European Space Agency (ESA) Director-General Jean-Jacques Dordain backed off Oct. 14 from his 10-month confrontation with several ESA governments that had refused to approve funding for the Galileo satellite navigation system.

After a meeting of the ESA ruling council Oct. 13-14, Dordain agreed to sign most of the billion-euro ($1.2 billion) contract permitting work to continue on Galileo.

In an Oct. 14 telephone interview, Dordain said he had no choice but to perform an about-face despite the continued refusal of several governments to release their share of Galileo’s financing.

“My role is not to maintain a war between [ESA] member states,” Dordain said in explaining his move. “My role is to make the program succeed. The line of reasoning I have used up to now — which I continue to believe is valid — had obviously run its course with no results. If I continued to hold to that line, I was at risk of killing the program.”

Dordain said that despite the stalemate involving several nations — government and industry officials say Germany, Spain and Britain are among them — he will present the contract, along with the Galileo Industries S A consortium, to ESA governments for approval Oct. 27 and Oct. 28.

Even without the funding of the holdout nations, Dordain said he will sign documents needed to keep the Galileo Industries team working beyond October, and aim to get a full contract signed by the end of the year.

Several ESA governments have refused to sign off on their share of the Galileo budget unless ESA guarantees that Galileo installations, including the system’s control center, be built on their national territory. Dordain has said the choice of locale for Galileo installations is not ESA’s to make. The prerogative lies with the private-sector Galileo system operator.

A single large European consortium has been formed to bid for the business, but no contract has been concluded.

German government officials have been the most outspoken in saying that Germany, with Europe’s largest economy, is scheduled to pay more than anyone else into Galileo, whose funding comes from ESA and from the commission of the 25-nation European Union. In return for their country’s investment, German officials have been insisting that they should be guaranteed Galileo’s showcase ground control center.

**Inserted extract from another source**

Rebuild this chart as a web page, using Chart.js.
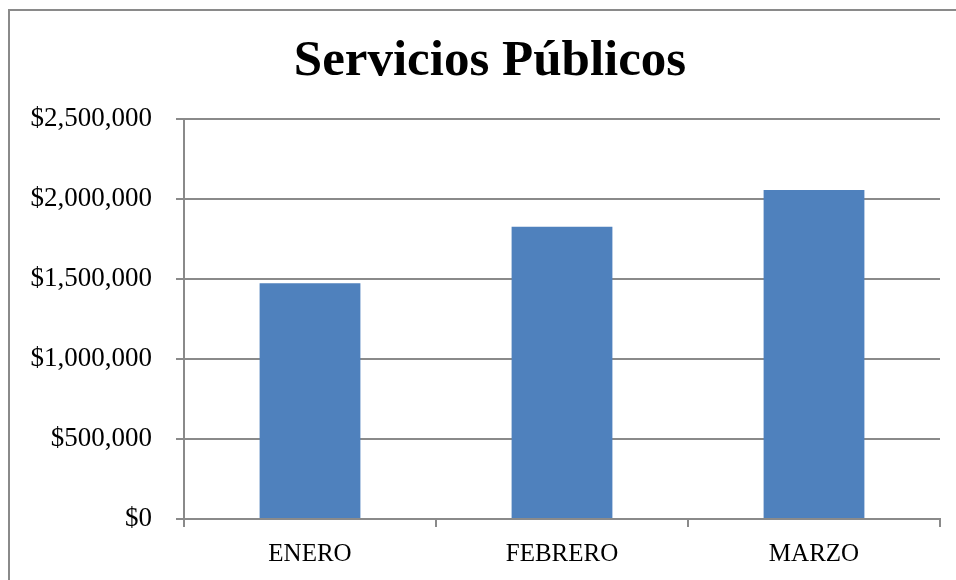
<!DOCTYPE html>
<html>
<head>
<meta charset="utf-8">
<script src="https://cdn.jsdelivr.net/npm/chart.js@4/dist/chart.umd.min.js"></script>
<style>
  html, body { margin: 0; padding: 0; background: #ffffff; }
  #wrap { position: relative; width: 956px; height: 580px; overflow: hidden; }
  #frame { position: absolute; left: 8px; top: 9px; width: 1200px; height: 1200px;
           border-left: 2px solid #8a8a8a; border-top: 2px solid #8a8a8a; }
  canvas { position: absolute; left: 0; top: 0; }
</style>
</head>
<body>
<div id="wrap">
  <div id="frame"></div>
  <canvas id="c" width="956" height="580"></canvas>
</div>
<script>
const chartTitle = "Servicios Públicos";
const categories = ["ENERO", "FEBRERO", "MARZO"];
const values = [1473000, 1827000, 2056000];
const yTicks = [0, 500000, 1000000, 1500000, 2000000, 2500000];

const gridColor = "#8a8a8a";

const titlePlugin = {
  id: "customTitle",
  afterDraw(chart) {
    const ctx = chart.ctx;
    ctx.save();
    ctx.font = "bold 51px 'Liberation Serif', serif";
    ctx.fillStyle = "#000000";
    ctx.textAlign = "center";
    ctx.textBaseline = "alphabetic";
    ctx.fillText(chartTitle, 490, 75);
    ctx.restore();
  }
};

new Chart(document.getElementById("c"), {
  type: "bar",
  data: {
    labels: categories,
    datasets: [{
      data: values,
      backgroundColor: "#4F81BD",
      borderWidth: 0,
      categoryPercentage: 1.0,
      barPercentage: 0.4
    }]
  },
  options: {
    responsive: false,
    animation: false,
    devicePixelRatio: 1,
    layout: { padding: { top: 119, right: 16, bottom: 0, left: 0 } },
    plugins: { legend: { display: false }, tooltip: { enabled: false }, title: { display: false } },
    scales: {
      x: {
        afterFit(scale) { scale.height = 61; },
        grid: { offset: true, drawOnChartArea: false, drawTicks: true, tickLength: 8, color: gridColor, lineWidth: 2 },
        border: { display: true, color: gridColor, width: 2 },
        ticks: { color: "#000000", padding: 12, font: { family: "'Liberation Serif', serif", size: 25 } }
      },
      y: {
        min: 0,
        max: 2500000,
        afterFit(scale) { scale.width = 184; },
        afterBuildTicks(scale) { scale.ticks = yTicks.map(v => ({ value: v })); },
        grid: { drawOnChartArea: true, drawTicks: true, tickLength: 8, color: gridColor, lineWidth: 2 },
        border: { display: true, color: gridColor, width: 2 },
        ticks: {
          color: "#000000",
          padding: 24,
          font: { family: "'Liberation Serif', serif", size: 27 },
          callback: v => "$" + Number(v).toLocaleString("en-US")
        }
      }
    }
  },
  plugins: [titlePlugin]
});
</script>
</body>
</html>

Since December, and especially since stop gap funding for Galileo Industries of 150 million euros was exhausted this summer, Dordain has said he would not sign any more stop gap contracts. Earlier this year he indicated he would either sign the full authorization permitting Galileo Industries to build the system’s ground infrastructure and launch its first four satellites, or he would sign nothing.

Dordain said he had hoped the threat that Galileo Industries would shut down, and that the Galileo project would suffer irreparable harm, would change the minds of the reluctant governments as the Oct. 31 deadline for lifeline funding for the project drew near.

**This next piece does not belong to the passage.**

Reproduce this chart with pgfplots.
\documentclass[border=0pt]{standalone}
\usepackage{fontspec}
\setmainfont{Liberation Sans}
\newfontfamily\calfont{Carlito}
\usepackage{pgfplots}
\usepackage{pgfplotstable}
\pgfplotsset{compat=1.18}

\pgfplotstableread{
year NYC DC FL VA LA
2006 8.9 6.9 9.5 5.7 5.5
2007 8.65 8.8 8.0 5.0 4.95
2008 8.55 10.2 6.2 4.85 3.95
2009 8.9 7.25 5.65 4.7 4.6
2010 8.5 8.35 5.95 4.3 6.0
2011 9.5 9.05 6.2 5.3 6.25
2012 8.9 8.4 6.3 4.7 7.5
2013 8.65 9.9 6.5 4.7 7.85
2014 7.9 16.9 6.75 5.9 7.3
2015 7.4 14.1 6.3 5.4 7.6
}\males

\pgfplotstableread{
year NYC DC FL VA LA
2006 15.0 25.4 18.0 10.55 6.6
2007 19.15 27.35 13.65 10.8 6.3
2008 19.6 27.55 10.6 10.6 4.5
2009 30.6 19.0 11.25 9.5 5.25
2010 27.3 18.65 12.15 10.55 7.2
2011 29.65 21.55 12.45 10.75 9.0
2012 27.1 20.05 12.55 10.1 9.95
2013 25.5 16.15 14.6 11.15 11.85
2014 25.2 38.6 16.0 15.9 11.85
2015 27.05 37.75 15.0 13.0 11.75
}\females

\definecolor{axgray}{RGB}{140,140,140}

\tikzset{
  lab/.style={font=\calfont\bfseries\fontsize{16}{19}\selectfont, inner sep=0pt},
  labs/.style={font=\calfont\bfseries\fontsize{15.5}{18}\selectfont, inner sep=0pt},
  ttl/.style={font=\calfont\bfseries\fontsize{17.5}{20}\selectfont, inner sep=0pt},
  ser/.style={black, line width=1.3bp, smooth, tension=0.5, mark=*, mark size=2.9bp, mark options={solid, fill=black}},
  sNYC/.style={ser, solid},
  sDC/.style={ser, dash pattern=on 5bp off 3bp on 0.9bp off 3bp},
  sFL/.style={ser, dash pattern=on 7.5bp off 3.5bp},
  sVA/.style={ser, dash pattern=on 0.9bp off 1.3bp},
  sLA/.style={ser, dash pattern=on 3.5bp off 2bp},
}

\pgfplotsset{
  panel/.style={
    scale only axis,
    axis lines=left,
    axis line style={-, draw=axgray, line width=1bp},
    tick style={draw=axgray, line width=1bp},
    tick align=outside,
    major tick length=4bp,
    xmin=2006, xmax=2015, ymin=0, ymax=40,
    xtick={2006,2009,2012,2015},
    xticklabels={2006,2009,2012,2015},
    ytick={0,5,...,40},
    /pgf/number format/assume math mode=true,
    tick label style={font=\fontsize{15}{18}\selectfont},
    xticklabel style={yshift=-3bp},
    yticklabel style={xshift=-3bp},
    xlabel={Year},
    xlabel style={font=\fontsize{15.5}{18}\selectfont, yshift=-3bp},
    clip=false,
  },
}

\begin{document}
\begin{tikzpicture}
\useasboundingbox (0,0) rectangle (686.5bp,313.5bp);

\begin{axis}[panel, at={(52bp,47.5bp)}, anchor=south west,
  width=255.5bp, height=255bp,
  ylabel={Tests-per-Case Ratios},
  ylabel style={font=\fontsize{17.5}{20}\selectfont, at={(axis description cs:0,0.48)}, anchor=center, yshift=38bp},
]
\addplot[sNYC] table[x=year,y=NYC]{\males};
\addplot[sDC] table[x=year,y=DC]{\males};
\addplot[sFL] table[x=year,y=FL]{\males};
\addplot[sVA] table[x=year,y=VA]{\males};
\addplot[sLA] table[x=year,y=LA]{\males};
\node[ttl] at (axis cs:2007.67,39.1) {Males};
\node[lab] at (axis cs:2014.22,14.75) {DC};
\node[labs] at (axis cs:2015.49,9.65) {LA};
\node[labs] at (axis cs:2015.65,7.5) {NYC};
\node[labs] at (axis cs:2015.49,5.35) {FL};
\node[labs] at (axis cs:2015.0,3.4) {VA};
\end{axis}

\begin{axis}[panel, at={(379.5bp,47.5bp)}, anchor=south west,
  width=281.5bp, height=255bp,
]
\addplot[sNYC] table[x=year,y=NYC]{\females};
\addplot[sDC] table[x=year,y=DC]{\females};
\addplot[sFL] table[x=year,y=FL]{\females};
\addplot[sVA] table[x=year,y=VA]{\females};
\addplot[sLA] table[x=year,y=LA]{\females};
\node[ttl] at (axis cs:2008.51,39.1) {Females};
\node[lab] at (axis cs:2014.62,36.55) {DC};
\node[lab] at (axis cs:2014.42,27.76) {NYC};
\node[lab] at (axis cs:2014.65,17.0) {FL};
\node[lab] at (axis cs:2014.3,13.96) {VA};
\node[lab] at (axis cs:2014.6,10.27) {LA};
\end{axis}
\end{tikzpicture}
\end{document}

He now admits that is not the case. “I made a promise to our member states that I would do everything to assure Galileo’s success, and that I would not waste their money. Obviously my idea was no longer valid with the Oct. 31 deadline coming, and I will now sign the full contract but will leave out certain elements while we wait for a full agreement.”

Specifically, Dordain said that because several governments’ Galileo shares will not be available, ESA cannot commit to financing the launch of the four test satellites, and he also cannot commit to the budget line to cover ESA’s program management costs.

Another funding package to provide financial safety margins also will be withheld.

“We are not doing any de-scoping here,” Dordain said. “Galileo Industries can get back to work.”

On Oct. 21 the consortium bidding to manage the Galileo project as a profitable business is expected to make its official contract offer to the government agency assigned to select the Galileo concession winner. Dordain said he holds out the hope that the concession bidder will make sufficient guarantees about where Galileo centers will be located to permit a full contract on Oct. 28. But even if that’s not the case, he said, Galileo Industries will return to full-time work.

Peter B. de Selding was the Paris bureau chief for SpaceNews.